If I were to compare who I am now to who I was just a few short months ago at the start of my first semester, a noticeable change could be seen. Before moving to D.C. I was similar to any other introverted teenager who liked to laze around the house watching Netflix. That's not to say that I'm still not that person, but over the span of my first semester at George Washington University, I've seen myself grow into a point where I no longer want to just laze around my dorm all day. Rather, I want to go out with my friends and explore the city or simply grab lunch. While these things may seem minor to anyone else, as someone who went through high school living a recluse type life, I couldn't be prouder of my growth.
As the second-semester starts, I'm excited to keep growing. In August I found myself shying away from joining clubs and group activities, but now five months later, I'm so excited to start recreating myself. In January I plan on taking part in sorority recruitment which will hopefully go well. It's crazy to think that months ago I wouldn't have even thought about taking part in an event where I would have to talk to so many people within a single night. Additionally, I want to start taking risks in my life. Not ones that lead to serious injury (hopefully), but rather risks that lead to self-improvement. This could be as simple as starting up a conversation with someone new or signing up for a hackathon, an event I've never taken part in.

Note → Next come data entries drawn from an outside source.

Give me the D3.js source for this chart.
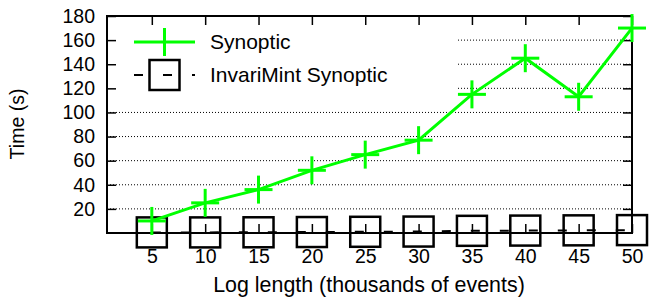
<!DOCTYPE html>
<html>
<head>
<meta charset="utf-8">
<script src="https://cdn.jsdelivr.net/npm/d3@7"></script>
<style>
  body { margin: 0; background: #fff; }
  text { font-family: "Liberation Sans", Arial, sans-serif; fill: #000; }
</style>
</head>
<body>
<div id="chart"></div>
<script>
// data
const logLengths = [5, 10, 15, 20, 25, 30, 35, 40, 45, 50];
const synopticTimes = [10, 25, 36, 52, 65, 77, 115, 145, 113, 170];
const invariMintTimes = [0.5, 0.5, 0.6, 0.8, 1, 1.2, 1.8, 2, 2.2, 2.4];
const yTicks = [20, 40, 60, 80, 100, 120, 140, 160, 180];
const gridTicks = [20, 40, 60, 80, 100, 120, 140, 160];

const width = 649;
const height = 299;
const margin = { top: 16, right: 17, bottom: 66, left: 107 };
const plotW = width - margin.left - margin.right;
const plotH = height - margin.top - margin.bottom;

const svg = d3
  .select("#chart")
  .append("svg")
  .attr("width", width)
  .attr("height", height);

const xScale = d3.scaleLinear().domain([0.8, 50]).range([0, plotW]);
const yScale = d3.scaleLinear().domain([0, 180]).range([plotH, 0]);

const g = svg
  .append("g")
  .attr("transform", `translate(${margin.left},${margin.top})`);

// dotted grid
g.selectAll(".grid")
  .data(gridTicks)
  .enter()
  .append("line")
  .attr("class", "grid")
  .attr("x1", 0)
  .attr("x2", plotW)
  .attr("y1", (d) => yScale(d))
  .attr("y2", (d) => yScale(d))
  .attr("stroke", "#000")
  .attr("stroke-width", 1)
  .attr("stroke-dasharray", "1,2");

// legend background hides the grid behind it
g.append("rect")
  .attr("x", 1)
  .attr("y", 1)
  .attr("width", 348)
  .attr("height", 80)
  .attr("fill", "#fff");

// axes, ticks pointing inward
const fontSize = 19.5;
g.append("g")
  .call(d3.axisLeft(yScale).tickValues(yTicks).tickSize(-9).tickPadding(12));
g.append("g")
  .attr("transform", `translate(0,${plotH})`)
  .call(d3.axisBottom(xScale).tickValues(logLengths).tickSize(-9).tickPadding(16));
g.append("g")
  .call(d3.axisTop(xScale).tickValues(logLengths).tickSize(-9).tickFormat(""));
g.append("g")
  .attr("transform", `translate(${plotW},0)`)
  .call(d3.axisRight(yScale).tickValues(yTicks).tickSize(-9).tickFormat(""));

g.selectAll(".domain").remove();
g.selectAll(".tick line").attr("stroke", "#000").attr("stroke-width", 1.5);
g.selectAll(".tick text")
  .style("font-family", '"Liberation Sans", Arial, sans-serif')
  .style("font-size", fontSize + "px");

// border
g.append("rect")
  .attr("width", plotW)
  .attr("height", plotH)
  .attr("fill", "none")
  .attr("stroke", "#000")
  .attr("stroke-width", 2);

// InvariMint Synoptic: dashed black line with open squares
const boxSize = 30;
g.append("path")
  .datum(logLengths.map((d, i) => [d, invariMintTimes[i]]))
  .attr("fill", "none")
  .attr("stroke", "#000")
  .attr("stroke-width", 2)
  .attr("stroke-dasharray", "9,20")
  .attr(
    "d",
    d3
      .line()
      .x((d) => xScale(d[0]))
      .y((d) => yScale(d[1]))
  );
g.selectAll(".box")
  .data(logLengths)
  .enter()
  .append("rect")
  .attr("class", "box")
  .attr("x", (d) => xScale(d) - boxSize / 2)
  .attr("y", (d, i) => yScale(invariMintTimes[i]) - boxSize / 2)
  .attr("width", boxSize)
  .attr("height", boxSize)
  .attr("fill", "none")
  .attr("stroke", "#000")
  .attr("stroke-width", 2.5);

// Synoptic: green line with plus markers
const green = "#00ff00";
const plus = 14;
g.append("path")
  .datum(logLengths.map((d, i) => [d, synopticTimes[i]]))
  .attr("fill", "none")
  .attr("stroke", green)
  .attr("stroke-width", 3)
  .attr(
    "d",
    d3
      .line()
      .x((d) => xScale(d[0]))
      .y((d) => yScale(d[1]))
  );
const plusG = g
  .selectAll(".plus")
  .data(logLengths)
  .enter()
  .append("g")
  .attr("class", "plus")
  .attr("transform", (d, i) => `translate(${xScale(d)},${yScale(synopticTimes[i])})`);
plusG.append("line").attr("x1", -plus).attr("x2", plus);
plusG.append("line").attr("y1", -plus).attr("y2", plus);
plusG.selectAll("line").attr("stroke", green).attr("stroke-width", 3);

// legend
const legend = g.append("g").attr("transform", "translate(27,0)");
legend
  .append("line")
  .attr("x1", 0)
  .attr("x2", 61)
  .attr("y1", 26)
  .attr("y2", 26)
  .attr("stroke", green)
  .attr("stroke-width", 3);
legend
  .append("line")
  .attr("x1", 30.5)
  .attr("x2", 30.5)
  .attr("y1", 26 - plus)
  .attr("y2", 26 + plus)
  .attr("stroke", green)
  .attr("stroke-width", 3);
legend
  .append("line")
  .attr("x1", 0)
  .attr("x2", 61)
  .attr("y1", 59)
  .attr("y2", 59)
  .attr("stroke", "#000")
  .attr("stroke-width", 2)
  .attr("stroke-dasharray", "9,20");
legend
  .append("rect")
  .attr("x", 30.5 - boxSize / 2)
  .attr("y", 59 - boxSize / 2)
  .attr("width", boxSize)
  .attr("height", boxSize)
  .attr("fill", "none")
  .attr("stroke", "#000")
  .attr("stroke-width", 2.5);
legend
  .selectAll(".ltext")
  .data(["Synoptic", "InvariMint Synoptic"])
  .enter()
  .append("text")
  .attr("class", "ltext")
  .attr("x", 76)
  .attr("y", (d, i) => 26 + i * 33)
  .attr("dy", "0.35em")
  .style("font-size", "21px")
  .text((d) => d);

// axis titles
svg
  .append("text")
  .attr("transform", `translate(24,124) rotate(-90)`)
  .attr("text-anchor", "middle")
  .style("font-size", "19.5px")
  .text("Time (s)");
svg
  .append("text")
  .attr("x", 369)
  .attr("y", 292)
  .attr("text-anchor", "middle")
  .style("font-size", "21.4px")
  .text("Log length (thousands of events)");
</script>
</body>
</html>
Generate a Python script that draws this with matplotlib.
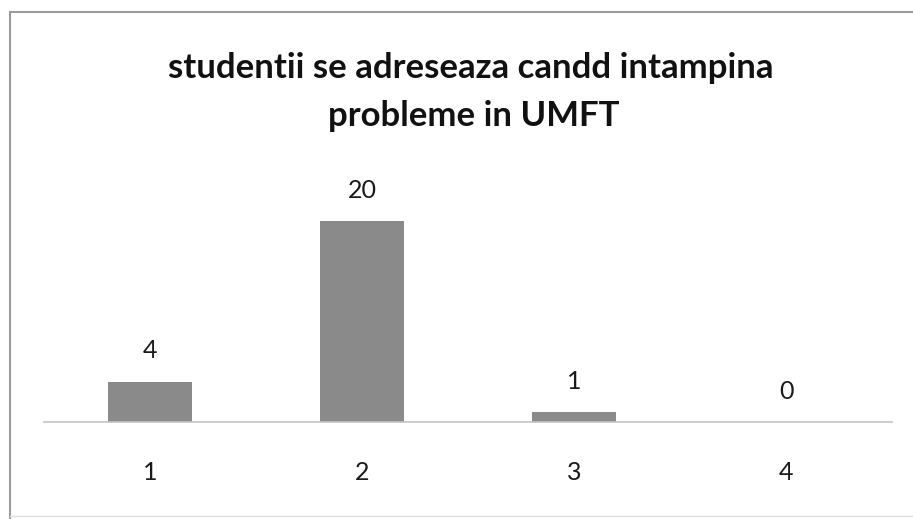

With all these changes occurring in my life, I truly hope to improve myself to be the best person I can be. This sounds cheesy, but sometimes the cliché can be the truth. While I have always loved who I am, I find it easier to support myself when I do things that make me happy and work towards my goals. This second semester might not turn me into an extrovert who faces all their problems head on, but I'm excited to see all the progress I can make over the course of the next few months in all aspects of my life.